You gave a wise answer to the question, Deborah. Now I return to the original question about one's responsibility and that of the environment. Just to take killing for example. One millenium ago it was legal in Iceland to take one's life if he killed someone you were related to. Sometimes it was even a duty to complete in the name of the group you belonged to. It seems good as everyone accepts it, but if we take the Njal's saga for example, revenge upon revenge followed one another until the families involved lost so many men that their lineage ended. And by the end of the story anger got overwhelming and unbearable. Even without experiencing it, one wouldn't regard a situation like that desirable. Not everything is good simply because it is widely accepted within a society.


Maybe Icelanders were unaware of their misdeeds a thousand years ago, but as we saw, ignorance was not an excuse from the responsibilitiy. The Njal's saga was very important to me, I understood the real role of forgiveness through this example.


Skarphedinn
 
Hi Kingkoopa,

Should ignorance be punished?
Well, an animal will kill out of its instinct of survival, and we certainly could not say that this is "wrong" or "evil". It is a Law of Nature.

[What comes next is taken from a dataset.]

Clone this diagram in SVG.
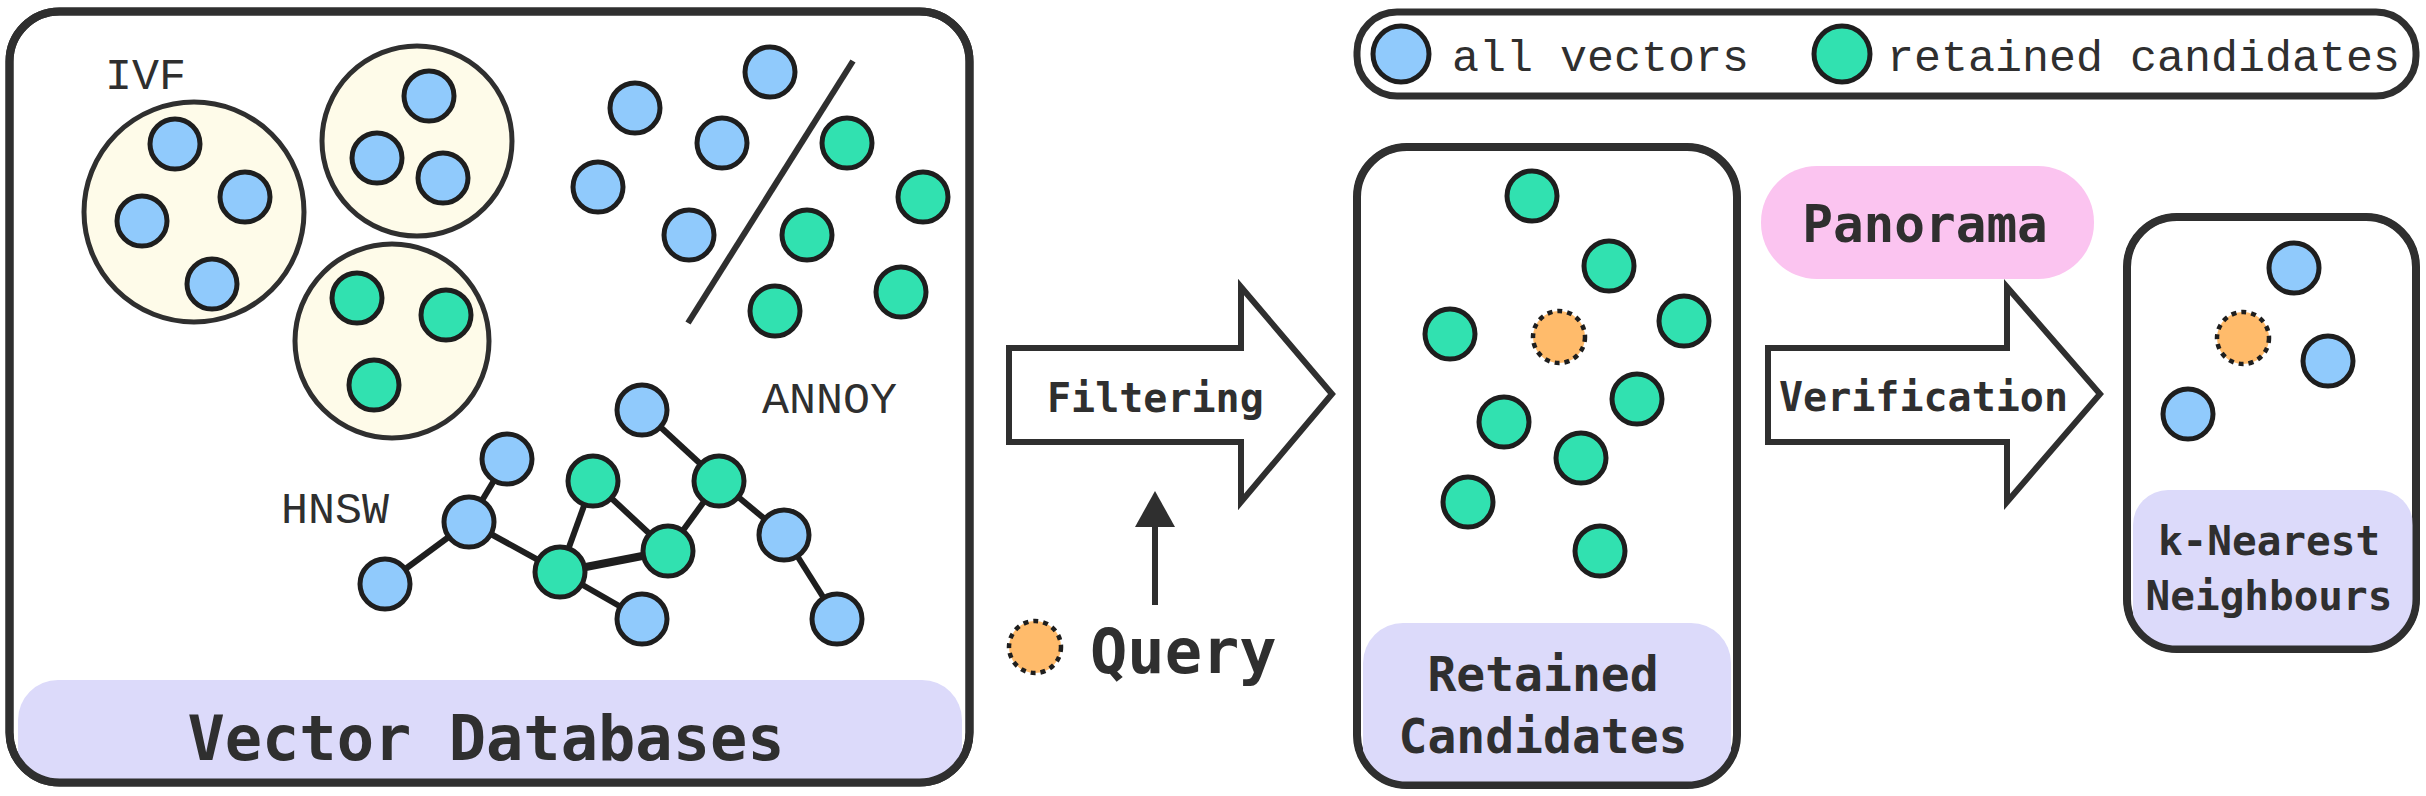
<svg xmlns="http://www.w3.org/2000/svg" width="2426" height="796" viewBox="0 0 2426 796">
<style>
.box{fill:#ffffff;stroke:#2f2f2f;stroke-width:8}
.band{fill:#dcdafa}
.cl{fill:#fefbe9;stroke:#2f2f2f;stroke-width:5}
.b{fill:#90cafc;stroke:#1e1e1e;stroke-width:5}
.g{fill:#31e1b0;stroke:#1e1e1e;stroke-width:5}
.q{fill:#ffbb6b;stroke:#1e1e1e;stroke-width:4.5;stroke-dasharray:5 5}
.e{stroke:#1e1e1e;stroke-width:6;fill:none}
.arr{fill:#ffffff;stroke:#2f2f2f;stroke-width:6;stroke-linejoin:miter}
.lt{font-family:'Liberation Mono','DejaVu Sans Mono',monospace;fill:#2f2f2f;font-size:45px}
.bt{font-family:'DejaVu Sans Mono','Liberation Mono',monospace;fill:#2f2f2f;font-weight:bold}
</style>
<defs>
<clipPath id="cMain"><rect x="9.5" y="11.5" width="960" height="771" rx="50"/></clipPath>
<clipPath id="cRet"><rect x="1357" y="147" width="380" height="638" rx="50"/></clipPath>
<clipPath id="cKnn"><rect x="2127" y="217" width="289" height="432" rx="50"/></clipPath>
</defs>

<g id="vector-databases">
<rect class="box" x="9.5" y="11.5" width="960" height="771" rx="50"/>
<rect class="band" x="18" y="680" width="944" height="120" rx="40" clip-path="url(#cMain)"/>
<rect x="9.5" y="11.5" width="960" height="771" rx="50" fill="none" stroke="#2f2f2f" stroke-width="8"/>
<text class="bt" x="486" y="760" font-size="62" text-anchor="middle">Vector Databases</text>
<g id="ivf">
<text class="lt" x="105" y="89">IVF</text>
<circle class="cl" cx="194" cy="212" r="110"/>
<circle class="cl" cx="417" cy="141" r="95"/>
<circle class="cl" cx="392" cy="341" r="97"/>
<circle class="b" cx="175" cy="144" r="25"/>
<circle class="b" cx="245" cy="197" r="25"/>
<circle class="b" cx="142" cy="221" r="25"/>
<circle class="b" cx="212" cy="284" r="25"/>
<circle class="b" cx="429" cy="96" r="25"/>
<circle class="b" cx="377" cy="158" r="25"/>
<circle class="b" cx="443" cy="178" r="25"/>
<circle class="g" cx="357" cy="298" r="25"/>
<circle class="g" cx="446" cy="315" r="25"/>
<circle class="g" cx="374" cy="385" r="25"/>
</g>
<g id="annoy">
<line x1="853" y1="61" x2="688" y2="323" stroke="#2f2f2f" stroke-width="6"/>
<circle class="b" cx="770" cy="72" r="25"/>
<circle class="b" cx="635" cy="108" r="25"/>
<circle class="b" cx="722" cy="143" r="25"/>
<circle class="b" cx="598" cy="187" r="25"/>
<circle class="b" cx="689" cy="235" r="25"/>
<circle class="g" cx="847" cy="143" r="25"/>
<circle class="g" cx="923" cy="197" r="25"/>
<circle class="g" cx="807" cy="235" r="25"/>
<circle class="g" cx="901" cy="292" r="25"/>
<circle class="g" cx="775" cy="311" r="25"/>
<text class="lt" x="762" y="413">ANNOY</text>
</g>
<g id="hnsw">
<text class="lt" x="281" y="523">HNSW</text>
<g class="e">
<line x1="642" y1="410" x2="719" y2="481"/>
<line x1="719" y1="481" x2="668" y2="551"/>
<line x1="719" y1="481" x2="784" y2="535"/>
<line x1="784" y1="535" x2="837" y2="619"/>
<line x1="593" y1="481" x2="560" y2="572"/>
<line x1="593" y1="481" x2="668" y2="551"/>
<line x1="560" y1="572" x2="668" y2="551" stroke-width="8"/>
<line x1="507" y1="459" x2="469" y2="522"/>
<line x1="469" y1="522" x2="385" y2="584"/>
<line x1="469" y1="522" x2="560" y2="572"/>
<line x1="560" y1="572" x2="642" y2="619"/>
</g>
<circle class="b" cx="642" cy="410" r="25"/>
<circle class="g" cx="719" cy="481" r="25"/>
<circle class="g" cx="593" cy="481" r="25"/>
<circle class="b" cx="507" cy="459" r="25"/>
<circle class="b" cx="469" cy="522" r="25"/>
<circle class="b" cx="385" cy="584" r="25"/>
<circle class="g" cx="560" cy="572" r="25"/>
<circle class="g" cx="668" cy="551" r="25"/>
<circle class="b" cx="642" cy="619" r="25"/>
<circle class="b" cx="784" cy="535" r="25"/>
<circle class="b" cx="837" cy="619" r="25"/>
</g>
</g>

<g id="legend">
<rect x="1357" y="12" width="1059" height="84" rx="40" fill="#ffffff" stroke="#2f2f2f" stroke-width="7"/>
<circle class="b" cx="1401" cy="54" r="28"/>
<text class="lt" x="1452" y="71" font-size="44">all vectors</text>
<circle class="g" cx="1842" cy="54" r="28"/>
<text class="lt" x="1887" y="71" font-size="44">retained candidates</text>
</g>

<g id="query">
<circle class="q" cx="1035" cy="647" r="26"/>
<text class="bt" x="1090" y="673" font-size="62">Query</text>
</g>

<g id="retained-candidates">
<rect class="box" x="1357" y="147" width="380" height="638" rx="50" stroke-width="7"/>
<rect class="band" x="1363" y="623" width="368" height="180" rx="40" clip-path="url(#cRet)"/>
<rect x="1357" y="147" width="380" height="638" rx="50" fill="none" stroke="#2f2f2f" stroke-width="7"/>
<circle class="g" cx="1532" cy="196" r="25"/>
<circle class="g" cx="1609" cy="266" r="25"/>
<circle class="g" cx="1684" cy="321" r="25"/>
<circle class="g" cx="1450" cy="334" r="25"/>
<circle class="q" cx="1559" cy="337" r="26"/>
<circle class="g" cx="1637" cy="399" r="25"/>
<circle class="g" cx="1504" cy="422" r="25"/>
<circle class="g" cx="1581" cy="458" r="25"/>
<circle class="g" cx="1468" cy="502" r="25"/>
<circle class="g" cx="1600" cy="551" r="25"/>
<text class="bt" x="1543" y="691" font-size="48" text-anchor="middle">Retained</text>
<text class="bt" x="1543" y="753" font-size="48" text-anchor="middle">Candidates</text>
</g>

<g id="panorama">
<rect x="1761" y="166" width="333" height="113" rx="56" fill="#fbc4f0"/>
<text class="bt" x="1925" y="242" font-size="51" text-anchor="middle">Panorama</text>
</g>

<g id="knn">
<rect class="box" x="2127" y="217" width="289" height="432" rx="50" stroke-width="7"/>
<rect class="band" x="2133" y="490" width="280" height="180" rx="35" clip-path="url(#cKnn)"/>
<rect x="2127" y="217" width="289" height="432" rx="50" fill="none" stroke="#2f2f2f" stroke-width="7"/>
<circle class="b" cx="2294" cy="268" r="25"/>
<circle class="q" cx="2243" cy="338" r="26"/>
<circle class="b" cx="2328" cy="361" r="25"/>
<circle class="b" cx="2188" cy="414" r="25"/>
<text class="bt" x="2269" y="555" font-size="41" text-anchor="middle">k-Nearest</text>
<text class="bt" x="2269" y="610" font-size="41" text-anchor="middle">Neighbours</text>
</g>

<g id="connectors">
<g id="filtering-arrow">
<polygon class="arr" points="1009,348 1241,348 1241,287 1332,394 1241,502 1241,442 1009,442"/>
<text class="bt" x="1047" y="412" font-size="40">Filtering</text>
</g>
<g id="verification-arrow">
<polygon class="arr" points="1768,348 2007,348 2007,287 2100,394 2007,502 2007,442 1768,442"/>
<text class="bt" x="1779" y="411" font-size="40">Verification</text>
</g>
<g id="query-arrow">
<line x1="1155" y1="605" x2="1155" y2="524" stroke="#2f2f2f" stroke-width="6"/>
<polygon points="1155,491 1175,527 1135,527" fill="#2f2f2f"/>
</g>
</g>
</svg>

Likewise a savage cannot be judged and trialled under the same concepts as a "civilized man". But the more we grow in "consciousness", the more "knowledge" we acquire, also the greater becomes our responsibility over our actions. If indeed there is a God, and if indeed our "karma" is determined as a "Divine Law", one in which we can perceive a notion of "Divine Justice" (far more than one that holds concepts such as "heaven" and hell"), certainly this will be taken into consideration.


Hi Clivia,

...but most of all I think it's not up to us humans to judge about spiritual values.
I agree 100%, and from the best of my knowledge, based on what personal experience I have concerning spirituality, this is quite so... :thumbsup:


Hi Deborah, ;)

I am of the opinion, that the masses are not consciously creating. I think death is a part of life and circumstances vary - as do the situations of each persons life time(s).
Again I agree 100%.

I am a firm believer in Free Will - and my life is not a preplanned scenario. I am responsible for how I choose to feel and how I choose to act and react. The end result - is the journey.
And again... :thumbsup:


Hi Skarphedinn,


Some very good points. To me there is a GREAT difference between that which is "legal" or "law" and that which is "justice". In particular, that which we could refer to as "Divine Justice"... :thumbsup:
 
Thank you Skarphedinn.


Hey, Greenknight - where did you go? What do you think of the possibilities members have offered?
 
Still right here Ms Deborah :) Although being dadddy to 3 girls under the age of 10 does not always provide an easy answer to "where am I"? :laugh:


Thank you one and all. You have certainly provided food for thought. As usual I can count on all the forum members to provide insightful ideas and opinions. I like jhskulk's point of "a reasonable amount of free will." I agree with that.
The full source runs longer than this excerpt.